County hosts ag land ordinance discussion
ERIC WELCH | Hagadone News Network | UPDATED 3 weeks, 1 day AGO
SANDPOINT — Farmers, residents, conservationists, and Bonner County officials met Tuesday to discuss the future of local farmland and new county responsibilities.
The discussion centered on Idaho’s recently implemented Agricultural Protection Area Act, which aims to allow owners of working lands to voluntarily protect the zoning of their property for a fixed term.
By Jan. 1, all counties across the state must establish an agricultural protection area ordinance to facilitate and review applications from landowners; the Oct. 22 discussion aimed to kickstart that process.
“We have to make some big decisions,” Commissioner Asia Williams said at the discussion. “This is uncharted territory for our county.”
The Agricultural Protection Area Act is designed to slow the rate at which working lands — including croplands, pasturelands, and working forests — are converted for other uses by locking in their zoning status for a 20-year term. In exchange, landowners get certain eminent domain protections.
“It’s basically a conservation lease,” said David Anderson, Idaho program manager for the American Farmland Trust.
Anderson answered questions from attendees and advocated for protection areas, describing the sale and transformation of farmland into low-density residential subdivisions as a major economic problem in fast-growing Idaho.
According to U.S. Census Bureau estimates, Idaho’s population expanded 6.8% between 2020 and 2023 — a rate outpacing the 1% national average for the same period. Legislators passed the law to give landowners a tool to control residential sprawl into working lands as houses are built to accommodate Idaho’s growth.
“Property taxes on ag and commercial properties are subsidizing our cost of services in our cities,” Anderson said.
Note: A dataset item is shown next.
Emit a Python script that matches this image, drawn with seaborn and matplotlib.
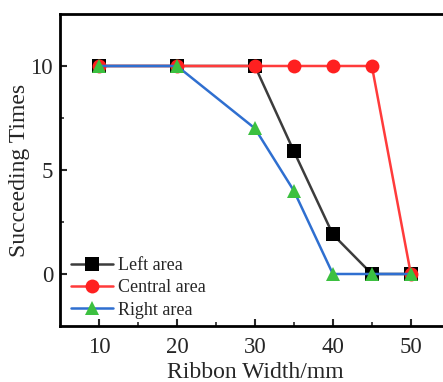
import matplotlib
matplotlib.use("Agg")
import matplotlib.pyplot as plt
import seaborn as sns
import pandas as pd

# ribbon width (mm) and succeeding times for each area
widths = [10, 20, 30, 35, 40, 45, 50]
left_area = [10, 10, 10, 5.9, 1.9, 0, 0]
central_area = [10, 10, 10, 10, 10, 10, 0]
right_area = [10, 10, 7, 4, 0, 0, 0]

sns.set_style("ticks")
plt.rcParams['font.family'] = ['Liberation Serif', 'DejaVu Serif']

fig = plt.figure(figsize=(4.43, 3.82), dpi=100)
ax = fig.add_axes([0.1354, 0.1466, 0.880, 0.8168])

series = [
    ("Left area", left_area, "#3c3c3c", "#000000", "s"),
    ("Central area", central_area, "#ff3b3b", "#ff2020", "o"),
    ("Right area", right_area, "#2f6fd0", "#3cc040", "^"),
]
for name, vals, lc, mc, mk in series:
    df = pd.DataFrame({"width": widths, "times": vals})
    sns.lineplot(data=df, x="width", y="times", ax=ax, color=lc, lw=1.8,
                 marker=mk, markersize=10, markerfacecolor=mc,
                 markeredgecolor=mc, markeredgewidth=0, label=name)

ax.set_xlim(5, 55)
ax.set_ylim(-2.5, 12.5)
ax.set_xticks([10, 20, 30, 40, 50])
ax.set_yticks([0, 5, 10])
ax.set_xticks([15, 25, 35, 45], minor=True)
ax.set_yticks([2.5, 7.5], minor=True)
ax.tick_params(which="major", direction="in", length=5, width=1.5,
               labelsize=16.5)
ax.tick_params(axis="x", which="major", pad=8)
ax.tick_params(axis="y", which="major", pad=5)
ax.tick_params(which="minor", direction="in", length=3, width=1.2)
for s in ax.spines.values():
    s.set_linewidth(2)
    s.set_color("black")

ax.set_xlabel("Ribbon Width/mm", fontsize=17, labelpad=3)
ax.set_ylabel("Succeeding Times", fontsize=17, labelpad=0)

ax.legend(loc="lower left", frameon=False, fontsize=13, handlelength=2.3,
          handletextpad=0.3, labelspacing=0.3, borderaxespad=0.0,
          bbox_to_anchor=(0.01, 0.0))

fig.savefig("out.png", dpi=100)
He encouraged people to resist the urge to sprawl into the country and “keep your houses where those services are, because that helps keep those costs lower.”
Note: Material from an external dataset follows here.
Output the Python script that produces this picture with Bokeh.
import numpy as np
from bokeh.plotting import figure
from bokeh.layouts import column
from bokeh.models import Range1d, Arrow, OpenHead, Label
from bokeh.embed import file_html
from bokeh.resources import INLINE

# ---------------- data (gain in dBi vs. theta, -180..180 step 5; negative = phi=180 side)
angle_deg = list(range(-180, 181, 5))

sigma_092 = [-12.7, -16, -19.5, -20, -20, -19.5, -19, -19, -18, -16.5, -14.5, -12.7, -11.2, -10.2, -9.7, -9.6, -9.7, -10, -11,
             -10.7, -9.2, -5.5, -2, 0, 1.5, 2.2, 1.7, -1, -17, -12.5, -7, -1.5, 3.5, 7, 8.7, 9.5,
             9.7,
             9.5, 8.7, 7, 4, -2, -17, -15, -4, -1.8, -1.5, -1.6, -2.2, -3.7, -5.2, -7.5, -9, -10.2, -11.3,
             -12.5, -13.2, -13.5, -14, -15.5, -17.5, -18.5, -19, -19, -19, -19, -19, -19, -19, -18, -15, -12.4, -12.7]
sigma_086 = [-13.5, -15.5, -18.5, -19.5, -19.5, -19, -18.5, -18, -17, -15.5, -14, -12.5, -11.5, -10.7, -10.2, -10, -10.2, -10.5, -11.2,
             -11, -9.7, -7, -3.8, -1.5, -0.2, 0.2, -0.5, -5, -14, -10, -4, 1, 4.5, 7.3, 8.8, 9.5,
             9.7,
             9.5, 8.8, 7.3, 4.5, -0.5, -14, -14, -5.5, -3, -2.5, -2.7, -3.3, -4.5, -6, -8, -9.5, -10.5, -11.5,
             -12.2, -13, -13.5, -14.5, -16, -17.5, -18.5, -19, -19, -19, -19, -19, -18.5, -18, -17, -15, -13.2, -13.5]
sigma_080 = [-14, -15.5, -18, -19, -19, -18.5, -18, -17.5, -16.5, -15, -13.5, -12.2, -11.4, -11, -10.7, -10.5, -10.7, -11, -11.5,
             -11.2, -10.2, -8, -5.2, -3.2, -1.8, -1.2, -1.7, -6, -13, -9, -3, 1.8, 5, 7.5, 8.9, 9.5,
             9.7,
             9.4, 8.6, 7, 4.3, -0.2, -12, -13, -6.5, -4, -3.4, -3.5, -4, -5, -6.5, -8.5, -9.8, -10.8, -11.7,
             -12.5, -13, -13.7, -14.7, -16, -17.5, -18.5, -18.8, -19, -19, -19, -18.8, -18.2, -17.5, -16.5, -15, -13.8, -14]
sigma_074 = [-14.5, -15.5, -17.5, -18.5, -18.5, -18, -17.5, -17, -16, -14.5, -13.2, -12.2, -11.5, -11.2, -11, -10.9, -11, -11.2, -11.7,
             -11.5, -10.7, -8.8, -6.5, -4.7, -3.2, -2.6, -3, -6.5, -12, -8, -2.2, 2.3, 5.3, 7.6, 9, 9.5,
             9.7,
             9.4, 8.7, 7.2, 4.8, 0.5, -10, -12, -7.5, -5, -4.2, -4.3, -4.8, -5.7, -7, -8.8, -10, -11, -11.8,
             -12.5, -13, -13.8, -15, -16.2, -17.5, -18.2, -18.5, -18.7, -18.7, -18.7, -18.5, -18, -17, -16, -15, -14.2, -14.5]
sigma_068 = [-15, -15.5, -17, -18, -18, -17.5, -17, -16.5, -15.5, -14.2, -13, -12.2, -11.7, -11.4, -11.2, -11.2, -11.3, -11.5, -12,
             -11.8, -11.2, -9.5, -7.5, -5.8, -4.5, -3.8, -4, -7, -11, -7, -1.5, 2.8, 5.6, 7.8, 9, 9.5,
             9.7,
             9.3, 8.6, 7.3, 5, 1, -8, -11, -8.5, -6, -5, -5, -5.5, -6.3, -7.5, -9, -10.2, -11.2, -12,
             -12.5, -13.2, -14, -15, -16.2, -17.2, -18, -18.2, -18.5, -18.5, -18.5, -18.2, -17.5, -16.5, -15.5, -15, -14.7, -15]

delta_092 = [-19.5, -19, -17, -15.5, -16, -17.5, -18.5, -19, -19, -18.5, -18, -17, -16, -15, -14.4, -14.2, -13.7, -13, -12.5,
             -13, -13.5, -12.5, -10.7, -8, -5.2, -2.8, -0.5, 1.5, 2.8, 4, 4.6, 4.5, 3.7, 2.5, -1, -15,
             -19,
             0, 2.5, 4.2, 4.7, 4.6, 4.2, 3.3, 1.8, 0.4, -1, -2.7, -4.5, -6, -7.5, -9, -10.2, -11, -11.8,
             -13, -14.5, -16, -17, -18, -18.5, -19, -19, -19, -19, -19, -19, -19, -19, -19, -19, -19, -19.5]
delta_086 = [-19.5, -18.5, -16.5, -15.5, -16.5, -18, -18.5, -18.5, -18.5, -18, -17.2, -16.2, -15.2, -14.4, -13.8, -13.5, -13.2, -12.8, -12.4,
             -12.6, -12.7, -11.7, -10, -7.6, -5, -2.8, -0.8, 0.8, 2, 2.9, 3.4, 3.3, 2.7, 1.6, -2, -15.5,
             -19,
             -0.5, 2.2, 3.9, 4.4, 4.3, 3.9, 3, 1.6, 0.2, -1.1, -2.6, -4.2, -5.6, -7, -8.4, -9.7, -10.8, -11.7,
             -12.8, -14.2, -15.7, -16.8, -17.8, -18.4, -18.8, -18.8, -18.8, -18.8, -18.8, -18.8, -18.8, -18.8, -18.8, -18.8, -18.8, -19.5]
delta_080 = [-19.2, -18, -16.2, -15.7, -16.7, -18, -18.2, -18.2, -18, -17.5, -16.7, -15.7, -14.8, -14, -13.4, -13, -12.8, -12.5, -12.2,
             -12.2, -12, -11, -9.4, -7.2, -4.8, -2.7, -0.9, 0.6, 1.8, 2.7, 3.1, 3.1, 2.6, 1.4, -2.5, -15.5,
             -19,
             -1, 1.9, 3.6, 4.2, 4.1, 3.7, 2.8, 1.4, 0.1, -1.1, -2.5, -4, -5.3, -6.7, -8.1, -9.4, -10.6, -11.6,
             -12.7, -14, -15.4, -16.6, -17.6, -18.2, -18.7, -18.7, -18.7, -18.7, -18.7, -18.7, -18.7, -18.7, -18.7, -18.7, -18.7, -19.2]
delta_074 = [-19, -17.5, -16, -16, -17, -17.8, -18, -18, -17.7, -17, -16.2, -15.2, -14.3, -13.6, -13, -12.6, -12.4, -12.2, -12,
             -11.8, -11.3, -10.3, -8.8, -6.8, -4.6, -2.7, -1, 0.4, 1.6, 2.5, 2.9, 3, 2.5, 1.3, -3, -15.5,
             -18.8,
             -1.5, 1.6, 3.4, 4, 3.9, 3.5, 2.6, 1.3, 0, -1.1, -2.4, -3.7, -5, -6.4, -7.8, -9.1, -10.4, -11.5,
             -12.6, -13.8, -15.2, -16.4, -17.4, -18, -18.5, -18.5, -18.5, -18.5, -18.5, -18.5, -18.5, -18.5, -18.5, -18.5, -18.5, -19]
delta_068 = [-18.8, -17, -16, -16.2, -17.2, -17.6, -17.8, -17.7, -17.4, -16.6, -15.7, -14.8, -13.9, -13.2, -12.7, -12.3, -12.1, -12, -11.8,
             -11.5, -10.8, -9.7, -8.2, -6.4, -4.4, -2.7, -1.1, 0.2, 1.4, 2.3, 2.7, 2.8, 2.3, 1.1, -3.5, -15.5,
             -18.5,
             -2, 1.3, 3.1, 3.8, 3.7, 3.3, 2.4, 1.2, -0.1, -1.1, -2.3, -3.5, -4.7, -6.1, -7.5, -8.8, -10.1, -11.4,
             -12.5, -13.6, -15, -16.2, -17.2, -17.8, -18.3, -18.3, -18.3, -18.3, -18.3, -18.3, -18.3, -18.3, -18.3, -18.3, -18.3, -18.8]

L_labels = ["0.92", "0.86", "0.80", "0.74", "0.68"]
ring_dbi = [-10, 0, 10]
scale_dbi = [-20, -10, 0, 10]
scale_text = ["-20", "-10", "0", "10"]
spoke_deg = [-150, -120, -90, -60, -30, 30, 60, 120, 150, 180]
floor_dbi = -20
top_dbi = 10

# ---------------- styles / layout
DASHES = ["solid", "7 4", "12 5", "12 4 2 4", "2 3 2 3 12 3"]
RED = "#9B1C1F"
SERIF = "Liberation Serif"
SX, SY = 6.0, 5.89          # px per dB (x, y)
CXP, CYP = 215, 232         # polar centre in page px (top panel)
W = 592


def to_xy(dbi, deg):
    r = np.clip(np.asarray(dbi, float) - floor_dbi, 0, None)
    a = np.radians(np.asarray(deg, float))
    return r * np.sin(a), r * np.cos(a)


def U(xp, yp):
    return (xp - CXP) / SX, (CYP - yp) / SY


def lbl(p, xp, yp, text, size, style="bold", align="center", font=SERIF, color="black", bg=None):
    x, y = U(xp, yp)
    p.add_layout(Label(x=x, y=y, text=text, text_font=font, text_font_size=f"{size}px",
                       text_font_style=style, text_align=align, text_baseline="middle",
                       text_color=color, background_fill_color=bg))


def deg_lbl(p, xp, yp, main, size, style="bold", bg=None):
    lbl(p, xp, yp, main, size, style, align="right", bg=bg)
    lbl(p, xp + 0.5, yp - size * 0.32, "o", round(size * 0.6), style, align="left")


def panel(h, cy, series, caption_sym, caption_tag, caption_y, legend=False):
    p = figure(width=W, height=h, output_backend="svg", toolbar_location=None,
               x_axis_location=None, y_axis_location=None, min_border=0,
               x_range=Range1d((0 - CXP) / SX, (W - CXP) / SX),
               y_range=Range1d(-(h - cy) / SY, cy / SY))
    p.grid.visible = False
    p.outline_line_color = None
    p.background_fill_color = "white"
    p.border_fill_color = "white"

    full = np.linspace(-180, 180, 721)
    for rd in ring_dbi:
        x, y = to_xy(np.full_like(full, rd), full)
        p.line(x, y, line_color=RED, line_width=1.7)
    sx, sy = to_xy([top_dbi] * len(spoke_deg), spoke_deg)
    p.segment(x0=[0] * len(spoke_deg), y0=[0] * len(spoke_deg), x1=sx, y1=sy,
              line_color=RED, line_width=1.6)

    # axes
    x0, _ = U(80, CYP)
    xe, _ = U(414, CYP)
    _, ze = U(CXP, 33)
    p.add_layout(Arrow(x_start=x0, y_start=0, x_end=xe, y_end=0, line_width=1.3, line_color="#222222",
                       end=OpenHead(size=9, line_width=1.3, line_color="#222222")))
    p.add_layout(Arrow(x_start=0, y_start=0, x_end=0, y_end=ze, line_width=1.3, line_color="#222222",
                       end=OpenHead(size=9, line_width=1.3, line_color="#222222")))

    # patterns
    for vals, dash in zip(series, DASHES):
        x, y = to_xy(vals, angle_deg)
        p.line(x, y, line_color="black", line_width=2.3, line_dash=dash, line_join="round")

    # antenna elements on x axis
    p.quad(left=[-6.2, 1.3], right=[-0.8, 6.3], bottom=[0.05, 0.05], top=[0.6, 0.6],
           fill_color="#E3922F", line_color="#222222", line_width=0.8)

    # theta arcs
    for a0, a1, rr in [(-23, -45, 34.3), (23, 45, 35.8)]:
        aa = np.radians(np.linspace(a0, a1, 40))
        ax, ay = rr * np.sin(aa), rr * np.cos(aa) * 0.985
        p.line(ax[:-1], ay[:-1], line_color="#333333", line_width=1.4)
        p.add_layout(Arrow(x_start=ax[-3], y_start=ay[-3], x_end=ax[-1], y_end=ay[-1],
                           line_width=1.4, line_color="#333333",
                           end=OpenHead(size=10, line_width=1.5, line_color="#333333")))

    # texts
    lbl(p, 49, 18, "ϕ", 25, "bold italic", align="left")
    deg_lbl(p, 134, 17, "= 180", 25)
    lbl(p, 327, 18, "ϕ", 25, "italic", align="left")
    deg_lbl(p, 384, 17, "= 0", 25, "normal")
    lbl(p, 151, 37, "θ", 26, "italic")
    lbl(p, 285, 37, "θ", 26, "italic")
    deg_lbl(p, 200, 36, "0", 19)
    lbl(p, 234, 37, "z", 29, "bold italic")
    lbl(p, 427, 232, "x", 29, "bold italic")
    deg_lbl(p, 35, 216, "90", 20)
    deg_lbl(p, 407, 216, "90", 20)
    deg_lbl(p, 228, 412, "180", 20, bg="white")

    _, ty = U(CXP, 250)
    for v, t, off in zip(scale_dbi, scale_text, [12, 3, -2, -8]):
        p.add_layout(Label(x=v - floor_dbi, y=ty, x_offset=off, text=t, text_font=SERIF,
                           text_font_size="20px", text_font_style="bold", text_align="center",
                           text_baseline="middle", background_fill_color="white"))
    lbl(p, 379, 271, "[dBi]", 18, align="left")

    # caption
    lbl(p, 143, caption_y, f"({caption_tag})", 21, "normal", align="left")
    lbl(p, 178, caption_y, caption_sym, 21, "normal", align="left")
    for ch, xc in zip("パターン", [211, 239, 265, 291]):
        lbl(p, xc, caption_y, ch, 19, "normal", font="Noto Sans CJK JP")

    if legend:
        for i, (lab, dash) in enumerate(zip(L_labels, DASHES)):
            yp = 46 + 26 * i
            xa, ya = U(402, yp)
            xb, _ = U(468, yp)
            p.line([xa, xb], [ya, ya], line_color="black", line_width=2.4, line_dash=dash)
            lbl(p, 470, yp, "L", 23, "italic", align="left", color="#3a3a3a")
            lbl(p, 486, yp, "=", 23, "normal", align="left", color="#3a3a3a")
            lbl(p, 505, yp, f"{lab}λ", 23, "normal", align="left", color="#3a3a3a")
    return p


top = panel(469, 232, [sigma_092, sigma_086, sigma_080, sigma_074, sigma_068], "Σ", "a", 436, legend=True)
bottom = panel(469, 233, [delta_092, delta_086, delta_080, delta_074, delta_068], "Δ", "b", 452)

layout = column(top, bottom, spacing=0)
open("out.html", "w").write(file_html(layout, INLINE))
Staff of Sandpoint nonprofit Kaniksu Land Trust were also present to describe conservation easements — another tool available to landowners aiming to control the future of their property.
“Permanent protection of working agricultural lands is one of our key conservation priorities,” said conservation director Regan Plumb. “When we protect ag land, we’re also safeguarding clean water, we’re safeguarding places for animals.”
If a landowner wants to limit development on their parcel in perpetuity, they can enter a permanent conservation easement with an organization like KLT, who will protectively hold the right indefinitely.
By Jan. 1, Bonner County will assemble an agricultural protection area commission comprised of 3–5 residents involved in the agricultural industry that will review agricultural protection area applications. That commission will make a recommendation to the county commissioners, who will have final say on whether each application is approved.
Bonner County is due for a new comprehensive plan: a document that will guide commissioners as they make decisions, including land use and zoning decisions, for years into the future. Two of the three county commissioner seats are up for grabs in the Nov. 5 election; the successful candidates will indisputably play roles in shaping that plan.
“What the comprehensive plan is doing is setting the vision as we have communicated with the community,” Williams said. “That’s why who we elect matters for the vision.”